Piyasalarda iyimserlik devam ediyor
Yeşim Sarışen / Yapı Kredi Yatırım
Dünya borsalarındaki yükseliş Avrupa Merkez Bankası başkanı Draghi’nin güçlenen güvercince vurguları ve Çin Merkez Bankası’nın sürpriz faiz indirimine gitmesi ile geçtiğimiz hafta da devam etti. Stoxx 600 Cuma günü yüzde 2 artışla son iki ayın en yüksek seviyesine yükselirken, kısa vadeli yükseliş trendine devam eden ABD borsasında ise S&P 500 endeksi haftayı yeni bir rekor seviyede tamamladı.
Yurtiçinde ise global petrol fiyatlarındaki düşüş, enflasyon beklentilerindeki iyileşme ve büyümede toparlanma sinyalleri öne çıkan konular olmaya devam ediyor. Emtia fiyatlarındaki düşüş de Türkiye gibi bazı gelişmekte olan ülkelerde enflasyonda düşüş, dolayısıyla da faiz artırımlarının ertelenmesi ve/veya gevşeme beklentilerinin şekillenmesine neden oluyor. Bu doğrultuda TL’deki baskının hafiflediğini ve geri çekilen faizlerle birlikte BIST-100 Endeksi’nin kısa vadeli yükseliş trendi içerisindeki hareketine devam ettiğini görüyoruz.
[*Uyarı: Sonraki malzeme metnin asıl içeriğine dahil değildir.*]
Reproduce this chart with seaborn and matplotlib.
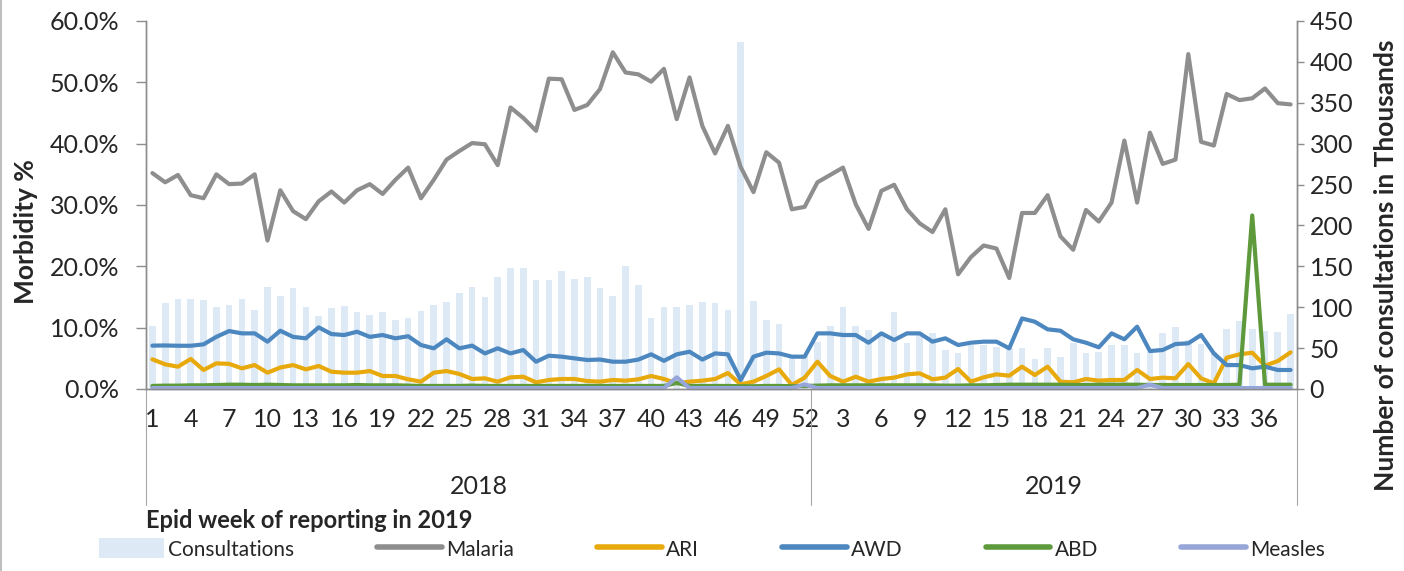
import matplotlib
matplotlib.use("Agg")
import matplotlib.pyplot as plt
from matplotlib.lines import Line2D
from matplotlib.patches import Patch
from matplotlib.ticker import FuncFormatter
import seaborn as sns
import numpy as np

# ======= DATA ========= #
weeks_2018 = list(range(1, 53))
weeks_2019 = list(range(1, 39))
years = ["2018", "2019"]

# consultations in thousands (right axis)
consultations = [
    77, 104.8, 109.7, 109.7, 108.8, 99.9, 102.7, 109.7, 96.6, 125.1,
    114.1, 123.1, 99.9, 89.3, 98.7, 101.9, 93.8, 90.1, 94.5, 84.4,
    87.2, 95.8, 102.7, 106.8, 117, 125.1, 112.1, 137.3, 147.6, 148.3,
    133.3, 133.3, 144.3, 134.5, 137.3, 123.1, 113.7, 150.4, 127.2, 86.4,
    100.6, 99.9, 102.7, 106.8, 105.6, 96.6, 424, 107.6, 84.4, 79.5,
    38, 40,
    57.9, 77, 99.9, 77, 72.1, 70.1, 94.6, 55.8, 68.1, 68.1,
    47.7, 44.4, 53.8, 53.8, 51.8, 49.7, 49.7, 36.3, 49.7, 39.5,
    55.8, 44.4, 45.5, 53.8, 53.8, 43.6, 45, 68.1, 75.4, 60,
    55, 45, 73, 83.5, 73, 71.3, 70, 91.7,
]

# morbidity % (left axis)
malaria = [
    35.2, 33.7, 34.9, 31.6, 31.1, 35.0, 33.4, 33.5, 35.0, 24.2,
    32.4, 29.0, 27.7, 30.6, 32.2, 30.4, 32.4, 33.4, 31.8, 34.1,
    36.1, 31.1, 34.1, 37.4, 38.8, 40.1, 39.9, 36.5, 45.9, 44.2,
    42.1, 50.6, 50.5, 45.5, 46.3, 48.9, 54.9, 51.6, 51.3, 50.1,
    52.2, 44.0, 50.8, 42.9, 38.4, 42.9, 36.2, 32.1, 38.6, 36.9,
    29.3, 29.7,
    33.7, 34.9, 36.1, 30.1, 26.1, 32.3, 33.3, 29.3, 27.0, 25.6,
    29.3, 18.7, 21.5, 23.4, 22.9, 18.1, 28.7, 28.7, 31.6, 24.9,
    22.7, 29.2, 27.3, 30.4, 40.5, 30.4, 41.8, 36.7, 37.4, 54.6,
    40.3, 39.7, 48.1, 47.1, 47.4, 49.0, 46.6, 46.4,
]

ari = [
    4.84, 4.02, 3.64, 4.9, 3.1, 4.18, 4.1, 3.37, 3.9, 2.66,
    3.5, 3.9, 3.2, 3.75, 2.82, 2.66, 2.66, 2.93, 2.12, 2.12,
    1.58, 1.2, 2.66, 2.93, 2.45, 1.63, 1.74, 1.2, 1.9, 2.0,
    1.09, 1.47, 1.63, 1.63, 1.3, 1.2, 1.47, 1.36, 1.58, 2.12,
    1.63, 0.92, 1.2, 1.36, 1.63, 2.6, 0.76, 1.2, 2.12, 3.2,
    0.65, 1.85,
    4.45, 2.12, 1.2, 2.0, 1.2, 1.63, 1.85, 2.39, 2.55, 1.58,
    1.85, 3.26, 1.2, 1.9, 2.39, 2.17, 3.64, 2.28, 3.64, 1.2,
    1.09, 1.63, 1.36, 1.47, 1.47, 3.1, 1.63, 1.85, 1.74, 4.07,
    1.74, 0.92, 5.1, 5.65, 5.92, 3.8, 4.56, 5.98,
]

awd = [
    7.07, 7.1, 7.05, 7.05, 7.28, 8.5, 9.45, 9.07, 9.07, 7.72,
    9.5, 8.5, 8.26, 10.05, 8.96, 8.8, 9.34, 8.5, 8.8, 8.26,
    8.6, 7.17, 6.63, 8.1, 6.63, 7.07, 5.8, 6.63, 5.8, 6.36,
    4.45, 5.43, 5.27, 5.0, 4.73, 4.8, 4.45, 4.45, 4.8, 5.65,
    4.6, 5.65, 6.08, 4.8, 5.8, 5.65, 1.47, 5.27, 5.92, 5.8,
    5.27, 5.27,
    9.07, 9.07, 8.8, 8.8, 7.55, 9.07, 7.99, 9.07, 9.07, 7.72,
    8.26, 7.17, 7.55, 7.72, 7.72, 6.63, 11.5, 10.97, 9.73, 9.5,
    8.1, 7.55, 6.8, 9.07, 8.1, 10.16, 6.19, 6.36, 7.33, 7.45,
    8.8, 5.8, 3.9, 3.9, 3.37, 3.64, 3.1, 3.1,
]

abd = [
    0.5, 0.55, 0.55, 0.6, 0.6, 0.65, 0.7, 0.7, 0.65, 0.7,
    0.65, 0.6, 0.6, 0.6, 0.6, 0.6, 0.65, 0.6, 0.6, 0.6,
    0.55, 0.5, 0.5, 0.5, 0.5, 0.55, 0.5, 0.5, 0.5, 0.5,
    0.5, 0.5, 0.5, 0.5, 0.5, 0.5, 0.5, 0.5, 0.5, 0.5,
    0.5, 1.0, 0.5, 0.5, 0.5, 0.5, 0.45, 0.45, 0.5, 0.5,
    0.45, 0.5,
    0.55, 0.6, 0.6, 0.6, 0.6, 0.6, 0.6, 0.6, 0.6, 0.6,
    0.55, 0.55, 0.6, 0.6, 0.65, 0.7, 0.7, 0.7, 0.7, 0.7,
    0.65, 0.65, 0.7, 0.7, 0.7, 0.7, 0.65, 0.65, 0.65, 0.65,
    0.65, 0.65, 0.65, 0.7, 28.3, 0.7, 0.7, 0.7,
]

measles = [
    0.15, 0.15, 0.15, 0.15, 0.15, 0.15, 0.15, 0.15, 0.15, 0.15,
    0.15, 0.15, 0.15, 0.15, 0.15, 0.15, 0.15, 0.15, 0.15, 0.15,
    0.15, 0.15, 0.15, 0.15, 0.15, 0.15, 0.15, 0.15, 0.15, 0.15,
    0.15, 0.15, 0.15, 0.15, 0.15, 0.15, 0.15, 0.15, 0.15, 0.15,
    0.15, 1.9, 0.15, 0.15, 0.15, 0.15, 0.15, 0.15, 0.15, 0.15,
    0.15, 0.75,
    0.15, 0.15, 0.15, 0.15, 0.15, 0.15, 0.15, 0.15, 0.15, 0.15,
    0.15, 0.15, 0.15, 0.15, 0.15, 0.15, 0.15, 0.15, 0.15, 0.15,
    0.15, 0.15, 0.15, 0.15, 0.15, 0.15, 0.7, 0.15, 0.15, 0.15,
    0.15, 0.15, 0.15, 0.15, 0.15, 0.15, 0.15, 0.15,
]

series = [
    ("Malaria", malaria, "#8E8E8E"),
    ("ARI", ari, "#E8A90C"),
    ("AWD", awd, "#4C87BF"),
    ("ABD", abd, "#5E9A3C"),
    ("Measles", measles, "#97A6D8"),
]
bar_color = "#DDEAF6"
axis_gray = "#8C8C8C"

# ======= FIGURE ========= #
sns.set_style("white")
plt.rcParams["font.family"] = ["Lato", "DejaVu Sans"]

W, H = 1404, 571
fig = plt.figure(figsize=(W / 100, H / 100), dpi=100)
ax = fig.add_axes([146 / W, 1 - 389 / H, (1297 - 146) / W, 368 / H])
ax2 = ax.twinx()

labels = weeks_2018 + weeks_2019
pos = np.arange(len(labels))
n18 = len(weeks_2018)

# bars on the secondary axis
sns.barplot(x=pos, y=consultations, ax=ax2, color=bar_color,
            saturation=1, width=0.52, linewidth=0)

# lines on the primary axis
for name, vals, col in series:
    sns.lineplot(x=pos, y=vals, ax=ax, color=col, linewidth=3.0,
                 legend=False, clip_on=False)

ax.set_zorder(ax2.get_zorder() + 1)
ax.patch.set_visible(False)

# ======= AXES ========= #
ax.set_xlim(-0.5, len(labels) - 0.5)
ax.set_ylim(0, 60)
ax.set_yticks(np.arange(0, 61, 10))
ax.yaxis.set_major_formatter(FuncFormatter(lambda v, p: f"{v:.1f}%"))
ax2.set_ylim(0, 450)
ax2.set_yticks(np.arange(0, 451, 50))
ax.set_ylabel("")
ax2.set_ylabel("")

ax.set_xticks(pos[::3])
ax.set_xticklabels([str(labels[i]) for i in pos[::3]])
ax.set_xticks(np.arange(-0.5, len(labels), 1), minor=True)
ax.tick_params(axis="x", which="major", length=0, pad=14, labelsize=18)
ax.tick_params(axis="x", which="minor", length=42, width=0.8,
               color="#A6A6A6", direction="out")
ax.tick_params(axis="y", length=7, width=1, color=axis_gray, pad=12,
               labelsize=18, left=True)
ax2.tick_params(axis="y", length=5, width=1, color=axis_gray, pad=4,
                labelsize=18, right=True)

for a in (ax, ax2):
    a.spines["top"].set_visible(False)
    for s in ("left", "right", "bottom"):
        a.spines[s].set_color(axis_gray)
        a.spines[s].set_linewidth(1)
ax.grid(False)
ax2.grid(False)

# long separators for year grouping
trans = ax.get_xaxis_transform()
for xb in (-0.5, n18 - 0.5, len(labels) - 0.5):
    ax.add_line(Line2D([xb, xb], [0, -0.315], transform=trans,
                       color="#A6A6A6", lw=0.8, clip_on=False))

ax.text((n18 - 1) / 2, -0.266, years[0], transform=trans, ha="center",
        va="center", fontsize=18)
ax.text(n18 + (len(weeks_2019) - 1) / 2, -0.266, years[1], transform=trans,
        ha="center", va="center", fontsize=18)

# ======= TEXT ========= #
fig.text(146 / W, 1 - 520 / H, "Epid week of reporting in 2019",
         fontsize=17, fontweight="bold", ha="left", va="center")
fig.text(26 / W, 1 - 232 / H, "Morbidity %", rotation=90, fontsize=19,
         fontweight="bold", ha="center", va="center")
fig.text(1386 / W, 1 - 265 / H, "Number of consultations in Thousands",
         rotation=90, fontsize=19, fontweight="bold", ha="center",
         va="center")

# ======= LEGEND ========= #
handles = [Patch(facecolor=bar_color, edgecolor="none", label="Consultations")]
for name, vals, col in series:
    handles.append(Line2D([], [], color=col, lw=4, label=name))
fig.legend(handles=handles, loc="center", ncol=6, frameon=False,
           bbox_to_anchor=(712 / W, 1 - 549 / H), fontsize=15,
           handlelength=3.1, handleheight=1.1, handletextpad=0.2,
           columnspacing=4.0)

# chart border on the left edge
fig.add_artist(Line2D([0.0008, 0.0008], [0, 1], color="#BFBFBF", lw=1.5))

fig.savefig("out.png", dpi=100)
Ancak ABD hisse senetlerinde bazı risk göstergelerindeki bozulma sinyalleri dikkat çekiyor. Örneğin S&P 500 Endeksi uzun vadeli tahvillerin üzerinde getiri elde etmeye devam etse de iyi gelen bazı makro verilere rağmen yatay seyreden 5 yıllık tahvil faizi dikkat çekici. Ayrıca Kasım ayında S&P 500 Endeksi’ne göre daha kötü performans sergileyen yüksek getirili şirket bonoları da takip edilmesi gereken bir diğer konu.
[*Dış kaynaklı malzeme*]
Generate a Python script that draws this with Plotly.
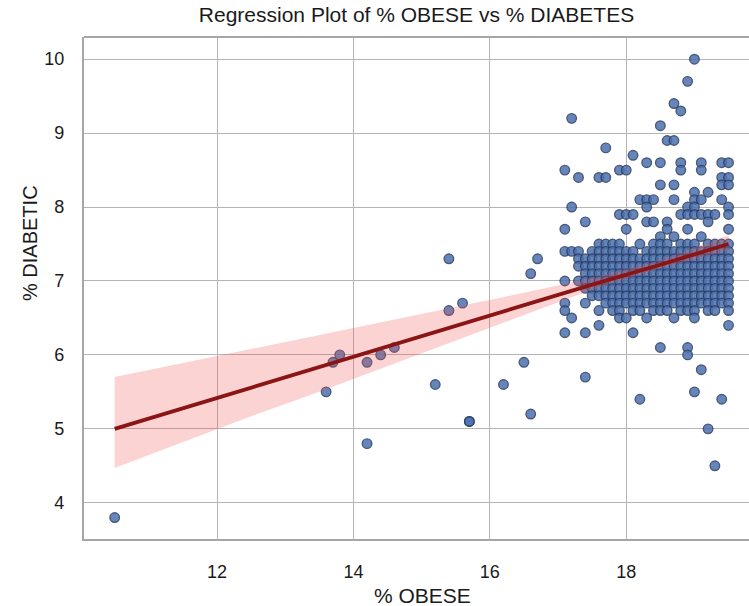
import plotly.graph_objects as go

# ---------------- data ----------------
# sparse points (x = % OBESE, y = % DIABETIC)
sparse_obese = [10.5, 13.6, 13.7, 13.8, 14.2, 14.2, 14.4, 14.6, 15.2, 15.4, 15.6, 15.7, 15.7,
                16.2, 15.4, 16.5, 16.6, 17.4, 18.2, 18.5, 18.9, 18.9, 19.1, 19.0, 19.4, 19.2,
                19.3, 19.5, 17.4, 17.1, 18.1, 17.6]
sparse_diabetic = [3.8, 5.5, 5.9, 6.0, 5.9, 4.8, 6.0, 6.1, 5.6, 6.6, 6.7, 5.1, 5.1,
                   5.6, 7.3, 5.9, 5.2, 5.7, 5.4, 6.1, 6.1, 6.0, 5.8, 5.5, 5.4, 5.0,
                   4.5, 6.4, 6.3, 6.3, 6.3, 6.4]

# rows of points: each row is a % DIABETIC value and the % OBESE values on it
row_levels = [10.0, 9.7, 9.4, 9.3, 9.2, 9.1, 8.9, 8.8, 8.7, 8.6, 8.5, 8.4, 8.3, 8.2, 8.1,
              8.0, 7.9, 7.8, 7.7, 7.6, 7.5, 7.4, 7.3, 7.2, 7.1, 7.0, 6.9, 6.8, 6.7, 6.6,
              6.5]
row_obese = [
    [19.0],
    [18.9],
    [18.7],
    [18.8],
    [17.2],
    [18.5],
    [18.6, 18.7],
    [17.7],
    [18.1],
    [18.3, 18.5, 18.8, 19.1, 19.4, 19.5],
    [17.1, 17.9, 18.0, 18.8, 19.1],
    [17.3, 17.6, 17.7, 19.4, 19.5],
    [18.5, 18.7, 19.4, 19.5],
    [19.0, 19.2],
    [18.2, 18.3, 18.4, 18.7, 19.0, 19.1, 19.4],
    [17.2, 18.3, 18.9, 19.0, 19.5],
    [17.9, 18.0, 18.1, 18.8, 18.9, 19.0, 19.1, 19.2, 19.3, 19.5],
    [17.4, 18.3, 18.4, 18.6, 19.2],
    [17.1, 18.0, 18.6, 18.9, 19.5],
    [18.5, 18.7, 19.1],
    [17.6, 17.7, 17.8, 17.9, 18.2, 18.4, 18.5, 18.6, 18.8, 18.9, 19.0, 19.2, 19.3, 19.4, 19.5],
    [17.1, 17.2, 17.3, 17.5, 17.6, 17.7, 17.8, 17.9, 18.0, 18.1, 18.3, 18.4, 18.5, 18.6, 18.7,
     18.8, 18.9, 19.0, 19.1, 19.2, 19.3, 19.4, 19.5],
    [16.7, 17.3, 17.4, 17.5, 17.6, 17.7, 17.8, 17.9, 18.0, 18.1, 18.2, 18.3, 18.4, 18.5, 18.6,
     18.7, 18.8, 18.9, 19.0, 19.1, 19.2, 19.3, 19.4, 19.5],
    [17.3, 17.4, 17.5, 17.6, 17.7, 17.8, 17.9, 18.0, 18.1, 18.2, 18.3, 18.4, 18.5, 18.6, 18.7,
     18.8, 18.9, 19.0, 19.1, 19.2, 19.3, 19.4, 19.5],
    [16.6, 17.4, 17.5, 17.6, 17.7, 17.8, 17.9, 18.0, 18.1, 18.2, 18.3, 18.4, 18.5, 18.6, 18.7,
     18.8, 18.9, 19.0, 19.1, 19.2, 19.3, 19.4, 19.5],
    [17.1, 17.3, 17.4, 17.5, 17.6, 17.7, 17.8, 17.9, 18.0, 18.1, 18.2, 18.3, 18.4, 18.5, 18.6,
     18.7, 18.8, 18.9, 19.0, 19.1, 19.2, 19.3, 19.4, 19.5],
    [17.4, 17.5, 17.6, 17.7, 17.8, 17.9, 18.0, 18.1, 18.2, 18.3, 18.4, 18.5, 18.6, 18.7, 18.8,
     18.9, 19.0, 19.1, 19.2, 19.3, 19.4, 19.5],
    [17.5, 17.6, 17.7, 17.8, 17.9, 18.0, 18.1, 18.2, 18.3, 18.4, 18.5, 18.6, 18.7, 18.8, 18.9,
     19.0, 19.1, 19.2, 19.3, 19.4, 19.5],
    [17.1, 17.4, 17.7, 17.8, 17.9, 18.0, 18.1, 18.2, 18.3, 18.4, 18.5, 18.6, 18.7, 18.8, 18.9,
     19.0, 19.1, 19.2, 19.3, 19.4, 19.5],
    [17.1, 17.6, 17.8, 17.9, 18.1, 18.2, 18.4, 18.5, 18.6, 18.8, 18.9, 19.0, 19.2, 19.3, 19.5],
    [17.2, 17.9, 18.0, 18.3, 18.7, 19.0],
]

# regression line and its confidence band
fit_obese = [10.5, 11.5, 12.5, 13.5, 14.5, 15.5, 16.5, 17.5, 18.5, 19.5]
fit_diabetic = [5.00, 5.28, 5.56, 5.83, 6.11, 6.39, 6.67, 6.95, 7.22, 7.50]
ci_high = [5.70, 5.89, 6.08, 6.26, 6.45, 6.65, 6.84, 7.04, 7.28, 7.62]
ci_low = [4.47, 4.82, 5.17, 5.50, 5.85, 6.20, 6.54, 6.88, 7.17, 7.41]

x_ticks = [12, 14, 16, 18]
y_ticks = [4, 5, 6, 7, 8, 9, 10]

# ---------------- build point lists ----------------
obese = list(sparse_obese)
diabetic = list(sparse_diabetic)
for level, xs in zip(row_levels, row_obese):
    obese.extend(xs)
    diabetic.extend([level] * len(xs))

FONT = "Liberation Sans, Arial, sans-serif"
TXT = "#1a1a1a"
GRID = "#b5b5b5"
FRAME = "#a6a6a6"

fig = go.Figure()

fig.add_trace(go.Scatter(
    x=obese, y=diabetic, mode="markers",
    marker=dict(size=9.5, color="#4C72B0", opacity=0.85,
                line=dict(width=1.4, color="#2a3d63")),
    showlegend=False, hoverinfo="skip"))

fig.add_trace(go.Scatter(
    x=fit_obese, y=ci_low, mode="lines", line=dict(width=0),
    showlegend=False, hoverinfo="skip"))
fig.add_trace(go.Scatter(
    x=fit_obese, y=ci_high, mode="lines", line=dict(width=0),
    fill="tonexty", fillcolor="rgba(240,80,80,0.25)",
    showlegend=False, hoverinfo="skip"))

fig.add_trace(go.Scatter(
    x=fit_obese, y=fit_diabetic, mode="lines",
    line=dict(width=3.8, color="#8B1515"),
    showlegend=False, hoverinfo="skip"))

fig.update_layout(
    width=749, height=606,
    margin=dict(l=84, r=0, t=37, b=67),
    paper_bgcolor="white", plot_bgcolor="white",
    font=dict(family=FONT, color=TXT),
    title=dict(text="Regression Plot of % OBESE vs % DIABETES",
               x=0.5, xref="paper", xanchor="center",
               y=1 - 15 / 606, yref="container", yanchor="middle",
               font=dict(size=21, family=FONT, color=TXT)),
    xaxis=dict(range=[10.05, 19.8], tickvals=x_ticks, ticktext=[str(v) for v in x_ticks],
               showgrid=True, gridcolor=GRID, gridwidth=1.4,
               zeroline=False, showline=True, linecolor=FRAME, linewidth=2.2,
               ticks="", ticklabelstandoff=15,
               tickfont=dict(size=18, family=FONT, color=TXT)),
    yaxis=dict(range=[3.51, 10.30], tickvals=y_ticks, ticktext=[str(v) for v in y_ticks],
               showgrid=True, gridcolor=GRID, gridwidth=1.4,
               zeroline=False, showline=True, linecolor=FRAME, linewidth=2.2,
               ticks="", ticklabelstandoff=14,
               tickfont=dict(size=18, family=FONT, color=TXT)),
    shapes=[dict(type="line", xref="paper", yref="paper", x0=0, x1=1, y0=1, y1=1,
                 line=dict(color=FRAME, width=2.2))],
    annotations=[
        dict(text="% OBESE", xref="paper", yref="paper",
             x=(422 - 84) / 665, y=-(595 - 539) / 502, xanchor="center", yanchor="middle",
             showarrow=False, font=dict(size=21, family=FONT, color=TXT)),
        dict(text="% DIABETIC", xref="paper", yref="paper",
             x=-(84 - 30) / 665, y=(539 - 243) / 502, xanchor="center", yanchor="middle",
             textangle=-90, showarrow=False, font=dict(size=20, family=FONT, color=TXT)),
    ],
)

fig.write_html("out.html",
               config={"displayModeBar": False},
               post_script="document.body.style.margin='0';document.body.style.overflow='hidden';")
Büyük resimde ise Japonya’da Yen’in seyri piyasalar açısından daha önemli hale geldi. Yen’deki değer kazanımı özellikle carry trade’leri ve o kanaldan diğer piyasaları da etkileyebilir. Diğer taraftan Asya para birimlerinde son günlerde tekrar başgösteren değer kaybı da piyasalar açısından önemli. Altın volatilitesinin ise son bir yılın en yüksek seviyesine ulaştığını belirtelim. Ayrıca uzun zamandır piyasa gündeminde bulunmayan Yunanistan’da, Troyka görüşmelerinde sorunlar olduğu anlaşılıyor ve Yunanistan bono faizleri tekrar yükselmeye başladı.
Bu hafta ABD çekirdek PCE başta olmak üzere, üçüncü çeyrek revize büyüme rakamı, tüketici güven endeksi ve dayanıklı tüketim mal siparişleri verileri takip ediecek. Euro Bölgesi’nde öncü enflasyon rakamı ve Japonya TÜFE verisi de piyasalara yön verebilecek ana makro gelişmeler olarak sıralanabilir.